Ada ungkapan bijak, “there is nothing new under the sun” (tidak ada sesuatu yang baru di bawah matahari). Tahukah Anda bahwa penulis hebat sekalipun di dalam menulis juga mengutip dari sumber lain? Bedanya, mereka mengutip temuan, pendapat, dan karya orang lain secara tepat dan jujur dengan pada sumber sesuai dengan etika dan kaidah penulisan.

Para penulis ulung selalu menghindari dua hal ekstrem: terlalu berani dan terlalu takut mengutip sumber luar untuk mendukung gagasan orisinalnya.

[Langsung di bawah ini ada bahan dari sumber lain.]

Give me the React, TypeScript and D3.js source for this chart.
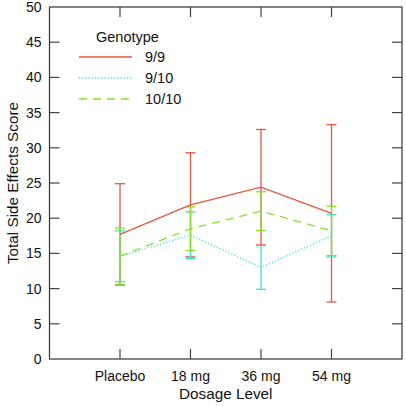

Jika ditelisik, inilah asal muasal mengapa terjadi tindak plagiat. Seseorang main hantam krama, mengambil sumber luar, dan terlalu berani mengklaim sebagai hasil karyanya.

Tanpa bermaksud untuk mendakwa seluruh kasus plagiarisme didasari niat jahat dan tidak jujur, ada pula tindak plagiat terjadi akibat ketidaktahuan bagaimana seharusnnya mengutip dan memanfaatkan sumber luar.

Sementara orang yang tidak pernah menghasilkan dan mempublikasikan karyanya. Hal itu kerap berawal dari ketakutan dianggap plagiat. Di samping ketidaktahuan tentang etika dan tata krama dunia penulisan.

Ada ungkapan, "Sapientia stat in medio". Kebijaksanaan ada di tengah-tengah dua ekstrem. Nah, jika ingin produksif sekaligus profesional menjadi penulis. Hindari dua ekstrem itu. Terlalu takut dan terlalu berani mengutip.